The current governor said he’d sign voucher legislation if lawmakers passed it, but they never did and he didn’t champion the policy shift as research showed mixed results on the impact of vouchers on students.
That climate could change if Lee becomes governor. A graduate of public schools who sent his children to a mix of public, private, and home schools, the Republican nominee has praised policies that give parents more school choices for their kids. Lee has said that vouchers have potential, but he has sidestepped specific questions about such programs.
Dean has seized on the voucher issue as a pivotal difference between him and his opponent and this week released a TV ad suggesting that the policy would undermine public education.

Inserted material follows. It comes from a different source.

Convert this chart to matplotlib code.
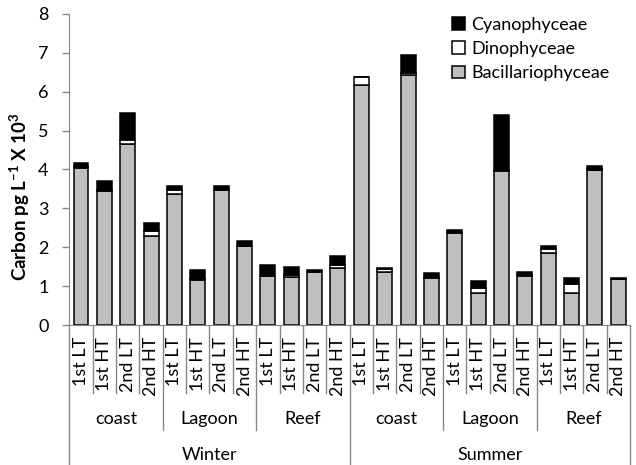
import numpy as np
import matplotlib.pyplot as plt
from matplotlib.transforms import blended_transform_factory

plt.rcParams['font.family'] = ['Lato', 'DejaVu Sans']
plt.rcParams['mathtext.fontset'] = 'custom'
plt.rcParams['mathtext.rm'] = 'Lato'
plt.rcParams['mathtext.bf'] = 'Lato:bold'

# categories -------------------------------------------------------------------
seasons = ['Winter', 'Summer']
sites = ['coast', 'Lagoon', 'Reef']
tides = ['1st LT', '1st HT', '2nd LT', '2nd HT']

# carbon per class, Winter (coast, Lagoon, Reef) then Summer (coast, Lagoon, Reef)
bacillario = [4.05, 3.44, 4.65, 2.30, 3.37, 1.16, 3.47, 2.03, 1.26, 1.24, 1.37, 1.46,
              6.17, 1.37, 6.43, 1.22, 2.37, 0.83, 3.97, 1.27, 1.84, 0.83, 3.99, 1.19]
dino = [0.01, 0.02, 0.11, 0.13, 0.10, 0.02, 0.04, 0.01, 0.00, 0.05, 0.00, 0.08,
        0.22, 0.07, 0.04, 0.01, 0.02, 0.11, 0.03, 0.01, 0.11, 0.22, 0.01, 0.00]
cyano = [0.10, 0.25, 0.69, 0.20, 0.11, 0.24, 0.06, 0.13, 0.28, 0.19, 0.04, 0.24,
         0.00, 0.03, 0.47, 0.10, 0.05, 0.19, 1.39, 0.09, 0.08, 0.17, 0.10, 0.03]

bac = np.array(bacillario)
din = np.array(dino)
cya = np.array(cyano)
n = len(bac)
x = np.arange(n)
fs = 13

fig = plt.figure(figsize=(6.36, 4.65), dpi=100)
W, H = 636, 465
ax = fig.add_axes([69.3 / W, 1 - 325 / H, (630 - 69.3) / W, 311 / H])

w = 0.64
b1 = ax.bar(x, bac, w, color='#BFBFBF', edgecolor='black', linewidth=1.1, label='Bacillariophyceae')
b2 = ax.bar(x, din, w, bottom=bac, color='white', edgecolor='black', linewidth=1.1, label='Dinophyceae')
b3 = ax.bar(x, cya, w, bottom=bac + din, color='black', edgecolor='black', linewidth=1.1, label='Cyanophyceae')

ax.set_xlim(-0.5, n - 0.5)
ax.set_ylim(0, 8)
ax.set_yticks(range(9))
ax.tick_params(axis='y', direction='out', length=5, width=1, color='#868686', pad=10, labelsize=fs)
ax.tick_params(axis='x', length=0, labelbottom=False)
for s in ['top', 'right']:
    ax.spines[s].set_visible(False)
ax.spines['left'].set_color('#868686')
ax.spines['bottom'].set_color('#868686')

# legend, top right
ax.legend([b3, b2, b1], ['Cyanophyceae', 'Dinophyceae', 'Bacillariophyceae'],
          loc='upper left', bbox_to_anchor=(452 / W, 1 - 17 / H), bbox_transform=fig.transFigure,
          frameon=False, fontsize=fs, borderpad=0, borderaxespad=0,
          handlelength=0.7, handleheight=0.7, handletextpad=0.35, labelspacing=0.45)

# grouped category axis below the bars
trans = blended_transform_factory(ax.transData, ax.transAxes)
h_px = 311
y_tide = -(393 - 325) / h_px
y_site = -(430 - 325) / h_px
y_season = -(465 - 325) / h_px
for k in range(n + 1):
    if k % 12 == 0:
        yb = y_season
    elif k % 4 == 0:
        yb = y_site
    else:
        yb = y_tide
    ax.plot([k - 0.5, k - 0.5], [0, yb], transform=trans, clip_on=False,
            color='#868686', linewidth=1)

for i in range(n):
    ax.text(i, -(337 - 325) / h_px, tides[i % 4], transform=trans, rotation=90,
            ha='center', va='top', fontsize=fs)

for j in range(len(seasons) * len(sites)):
    ax.text(4 * j + 1.5, -(419 - 325) / h_px, sites[j % 3], transform=trans,
            ha='center', va='center', fontsize=fs)

for j, s in enumerate(seasons):
    ax.text(12 * j + 5.5, -(455 - 325) / h_px, s, transform=trans,
            ha='center', va='center', fontsize=fs)

fig.text(20 / W, 1 - 197 / H, r'Carbon pg L$^{\mathbf{-1}}$ X 10$^{\mathbf{3}}$', rotation=90,
         ha='center', va='center', fontsize=fs + 0.5, fontweight='bold')

fig.savefig('out.png', dpi=100)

“Funding has always been an issue, but we should do nothing to take away from the strength of public education,” Dean said during their second debate in Kingsport.
He went on to talk about his support for nonprofit charter schools as mayor of Nashville from 2007 to 2015, but characterized vouchers as a different animal altogether.
“I have the scars on my back from my work in education reform,” Dean said, “but I do not believe in vouchers because vouchers actually take public dollars and put them into a private education system.”
2. Expanding early childhood education access
Both candidates want to improve the quality of publicly funded preschool programs across Tennessee, but have a different timetable for expanding access beyond the state’s lower-income families.
Dean advocates for universal pre-K programs, while Lee is cool to that idea.
“I’m always the guy who believes that government is not the answer,” Lee said during their first debate in Memphis.
Dean said investing more dollars in early childhood education makes sense if education is the No. 1 priority in a state that wants to prepare all children for success in the classroom and ultimately the future of work.
“That would be something that I would try to fund as quickly as I could,” Dean said of universal pre-K.
But Lee says that approach is premature in light of a landmark five-year study released in 2015 by Vanderbilt University. Researchers found that, while helpful in the early years, participating in the state’s public programs could actually negatively impact students as they advance through school — a shocking finding that ignited new efforts to step up pre-K quality across Tennessee.
“I believe we owe it to taxpayers and parents to focus first on how we can improve quality to ensure that any gains are sustainable,” Lee told Chalkbeat earlier this year. “That begins by working with our state universities and colleges of education to ensure they are driving quality training for early childhood educators, while at the same time working with local education agencies to set goals for improvement and identify best practices across the state.”
3. Arming educators in schools
A proposal to give some teachers handguns and train them on firearms fizzled this year in the legislature under opposition from the current governor, who instead spearheaded additional investments in school security.
But Lee, who has been endorsed by Haslam, thinks that arming teachers could help prevent mass school shootings like the one that killed 17 people in Parkland, Florida, last February.
“We protect our banks with guns, we protect our judges, we even protect our governor. But we leave our children defenseless in gun-free zones,” Lee says on his campaign website. “We should absolutely allow a qualified and vetted teacher to make the choice to be a part of the solution.”
Dean believes that arming teachers would be a big mistake.
“Putting guns in the classroom would create more problems and concerns,” said the former public defender. “The common sense approach would be to provide school districts with the resources they need for trained law enforcement and school resource officers. Of the hundreds of educators I’ve met during his time as mayor and on the campaign trail, the overwhelming consensus is that teachers want to teach. They do not want to be armed.”
With less than a month to go until Election Day, polls show Lee with a solid lead over Dean in a state that leans mostly Republican.
The third debate is taking place on the campus of Belmont University and will be broadcast live beginning at 7 p.m. Central Time on Nexstar Media Group affiliates statewide.